(A block of data)
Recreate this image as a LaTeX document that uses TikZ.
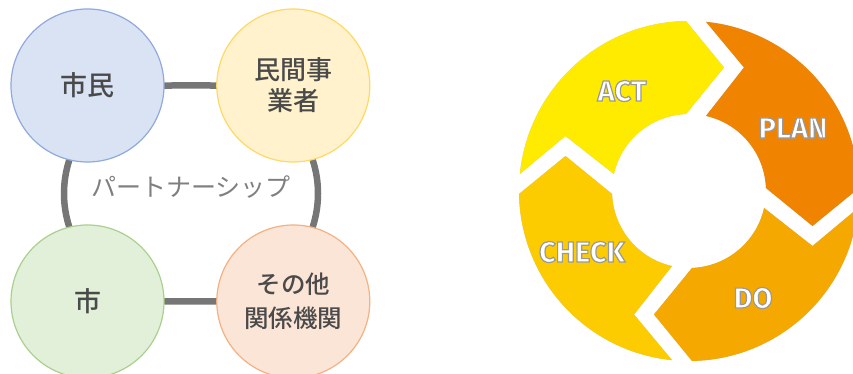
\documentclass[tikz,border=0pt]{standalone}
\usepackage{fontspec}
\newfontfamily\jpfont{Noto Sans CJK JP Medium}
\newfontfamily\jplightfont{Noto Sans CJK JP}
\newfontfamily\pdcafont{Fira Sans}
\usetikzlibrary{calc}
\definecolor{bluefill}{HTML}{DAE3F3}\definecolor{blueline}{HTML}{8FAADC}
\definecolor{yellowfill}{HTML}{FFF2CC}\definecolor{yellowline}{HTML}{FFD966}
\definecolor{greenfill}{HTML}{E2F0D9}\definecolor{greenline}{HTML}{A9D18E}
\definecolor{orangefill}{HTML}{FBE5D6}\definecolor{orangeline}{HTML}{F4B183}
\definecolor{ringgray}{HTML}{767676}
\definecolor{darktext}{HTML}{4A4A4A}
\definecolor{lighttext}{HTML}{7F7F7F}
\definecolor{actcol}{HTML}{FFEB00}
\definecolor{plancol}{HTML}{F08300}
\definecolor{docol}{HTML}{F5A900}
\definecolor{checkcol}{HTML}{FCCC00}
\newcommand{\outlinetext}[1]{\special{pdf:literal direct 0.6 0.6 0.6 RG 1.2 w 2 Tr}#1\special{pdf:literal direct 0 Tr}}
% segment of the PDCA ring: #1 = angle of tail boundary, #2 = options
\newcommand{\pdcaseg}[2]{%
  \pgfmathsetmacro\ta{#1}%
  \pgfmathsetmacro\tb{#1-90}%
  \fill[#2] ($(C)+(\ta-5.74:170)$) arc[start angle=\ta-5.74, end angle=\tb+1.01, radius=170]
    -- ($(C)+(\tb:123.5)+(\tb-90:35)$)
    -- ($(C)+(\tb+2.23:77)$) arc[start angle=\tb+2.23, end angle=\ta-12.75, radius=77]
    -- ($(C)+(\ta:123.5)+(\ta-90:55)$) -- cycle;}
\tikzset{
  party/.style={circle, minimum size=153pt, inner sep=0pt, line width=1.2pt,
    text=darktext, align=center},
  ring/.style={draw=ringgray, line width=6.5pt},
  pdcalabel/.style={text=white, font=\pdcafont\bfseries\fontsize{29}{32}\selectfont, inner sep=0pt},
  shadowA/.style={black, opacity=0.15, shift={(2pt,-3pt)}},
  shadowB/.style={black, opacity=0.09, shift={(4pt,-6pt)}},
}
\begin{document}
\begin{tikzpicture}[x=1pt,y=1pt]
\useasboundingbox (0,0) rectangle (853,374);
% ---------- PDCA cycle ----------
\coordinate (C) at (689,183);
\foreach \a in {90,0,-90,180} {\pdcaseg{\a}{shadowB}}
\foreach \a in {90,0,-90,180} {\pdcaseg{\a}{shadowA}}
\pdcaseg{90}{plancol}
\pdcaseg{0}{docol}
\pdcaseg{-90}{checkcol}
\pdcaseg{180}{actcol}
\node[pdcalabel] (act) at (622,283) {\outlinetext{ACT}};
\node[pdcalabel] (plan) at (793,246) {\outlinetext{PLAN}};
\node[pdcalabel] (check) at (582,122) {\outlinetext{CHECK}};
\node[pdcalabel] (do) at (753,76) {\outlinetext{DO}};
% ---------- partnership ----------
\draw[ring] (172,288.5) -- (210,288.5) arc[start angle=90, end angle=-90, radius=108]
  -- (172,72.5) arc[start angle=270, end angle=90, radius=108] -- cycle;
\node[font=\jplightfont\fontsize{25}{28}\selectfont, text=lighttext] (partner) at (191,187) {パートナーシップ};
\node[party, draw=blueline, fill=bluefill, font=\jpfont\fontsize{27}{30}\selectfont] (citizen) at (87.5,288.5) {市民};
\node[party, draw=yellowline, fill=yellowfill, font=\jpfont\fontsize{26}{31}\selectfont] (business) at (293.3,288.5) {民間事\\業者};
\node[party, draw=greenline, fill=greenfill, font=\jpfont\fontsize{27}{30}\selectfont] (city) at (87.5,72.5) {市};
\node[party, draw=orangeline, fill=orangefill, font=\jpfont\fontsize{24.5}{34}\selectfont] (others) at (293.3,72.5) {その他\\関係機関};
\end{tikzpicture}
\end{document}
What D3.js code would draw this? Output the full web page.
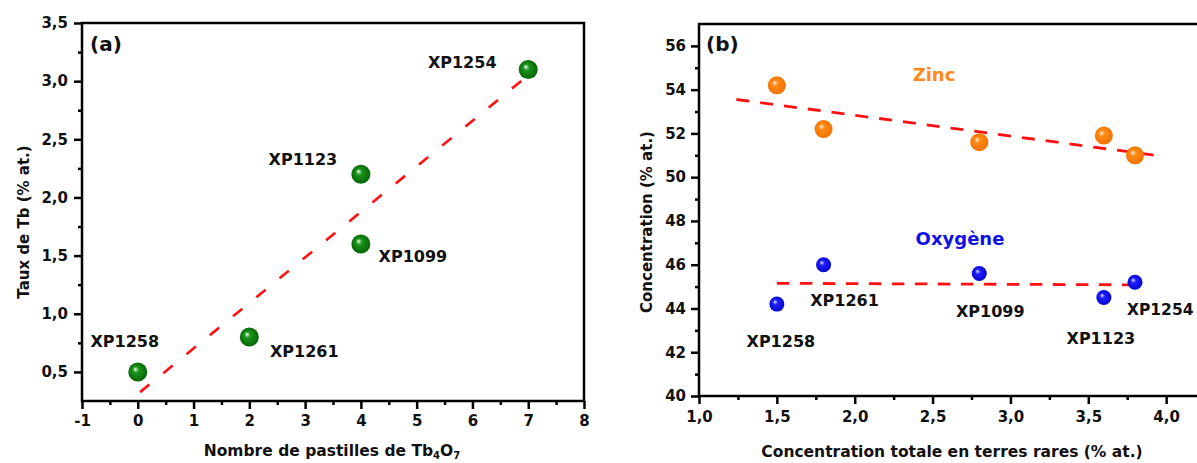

**What you should do:** Print the full listing exactly, dropping the pictures.

**Exercise result:**
Recreate this image as a LaTeX document that uses TikZ.
\documentclass[tikz,border=0pt]{standalone}
\usepackage{fontspec}
\newfontfamily\jpfont{Noto Sans CJK JP Medium}
\newfontfamily\jplightfont{Noto Sans CJK JP}
\newfontfamily\pdcafont{Fira Sans}
\usetikzlibrary{calc}
\definecolor{bluefill}{HTML}{DAE3F3}\definecolor{blueline}{HTML}{8FAADC}
\definecolor{yellowfill}{HTML}{FFF2CC}\definecolor{yellowline}{HTML}{FFD966}
\definecolor{greenfill}{HTML}{E2F0D9}\definecolor{greenline}{HTML}{A9D18E}
\definecolor{orangefill}{HTML}{FBE5D6}\definecolor{orangeline}{HTML}{F4B183}
\definecolor{ringgray}{HTML}{767676}
\definecolor{darktext}{HTML}{4A4A4A}
\definecolor{lighttext}{HTML}{7F7F7F}
\definecolor{actcol}{HTML}{FFEB00}
\definecolor{plancol}{HTML}{F08300}
\definecolor{docol}{HTML}{F5A900}
\definecolor{checkcol}{HTML}{FCCC00}
\newcommand{\outlinetext}[1]{\special{pdf:literal direct 0.6 0.6 0.6 RG 1.2 w 2 Tr}#1\special{pdf:literal direct 0 Tr}}
% segment of the PDCA ring: #1 = angle of tail boundary, #2 = options
\newcommand{\pdcaseg}[2]{%
  \pgfmathsetmacro\ta{#1}%
  \pgfmathsetmacro\tb{#1-90}%
  \fill[#2] ($(C)+(\ta-5.74:170)$) arc[start angle=\ta-5.74, end angle=\tb+1.01, radius=170]
    -- ($(C)+(\tb:123.5)+(\tb-90:35)$)
    -- ($(C)+(\tb+2.23:77)$) arc[start angle=\tb+2.23, end angle=\ta-12.75, radius=77]
    -- ($(C)+(\ta:123.5)+(\ta-90:55)$) -- cycle;}
\tikzset{
  party/.style={circle, minimum size=153pt, inner sep=0pt, line width=1.2pt,
    text=darktext, align=center},
  ring/.style={draw=ringgray, line width=6.5pt},
  pdcalabel/.style={text=white, font=\pdcafont\bfseries\fontsize{29}{32}\selectfont, inner sep=0pt},
  shadowA/.style={black, opacity=0.15, shift={(2pt,-3pt)}},
  shadowB/.style={black, opacity=0.09, shift={(4pt,-6pt)}},
}
\begin{document}
\begin{tikzpicture}[x=1pt,y=1pt]
\useasboundingbox (0,0) rectangle (853,374);
% ---------- PDCA cycle ----------
\coordinate (C) at (689,183);
\foreach \a in {90,0,-90,180} {\pdcaseg{\a}{shadowB}}
\foreach \a in {90,0,-90,180} {\pdcaseg{\a}{shadowA}}
\pdcaseg{90}{plancol}
\pdcaseg{0}{docol}
\pdcaseg{-90}{checkcol}
\pdcaseg{180}{actcol}
\node[pdcalabel] (act) at (622,283) {\outlinetext{ACT}};
\node[pdcalabel] (plan) at (793,246) {\outlinetext{PLAN}};
\node[pdcalabel] (check) at (582,122) {\outlinetext{CHECK}};
\node[pdcalabel] (do) at (753,76) {\outlinetext{DO}};
% ---------- partnership ----------
\draw[ring] (172,288.5) -- (210,288.5) arc[start angle=90, end angle=-90, radius=108]
  -- (172,72.5) arc[start angle=270, end angle=90, radius=108] -- cycle;
\node[font=\jplightfont\fontsize{25}{28}\selectfont, text=lighttext] (partner) at (191,187) {パートナーシップ};
\node[party, draw=blueline, fill=bluefill, font=\jpfont\fontsize{27}{30}\selectfont] (citizen) at (87.5,288.5) {市民};
\node[party, draw=yellowline, fill=yellowfill, font=\jpfont\fontsize{26}{31}\selectfont] (business) at (293.3,288.5) {民間事\\業者};
\node[party, draw=greenline, fill=greenfill, font=\jpfont\fontsize{27}{30}\selectfont] (city) at (87.5,72.5) {市};
\node[party, draw=orangeline, fill=orangefill, font=\jpfont\fontsize{24.5}{34}\selectfont] (others) at (293.3,72.5) {その他\\関係機関};
\end{tikzpicture}
\end{document}
What D3.js code would draw this? Output the full web page.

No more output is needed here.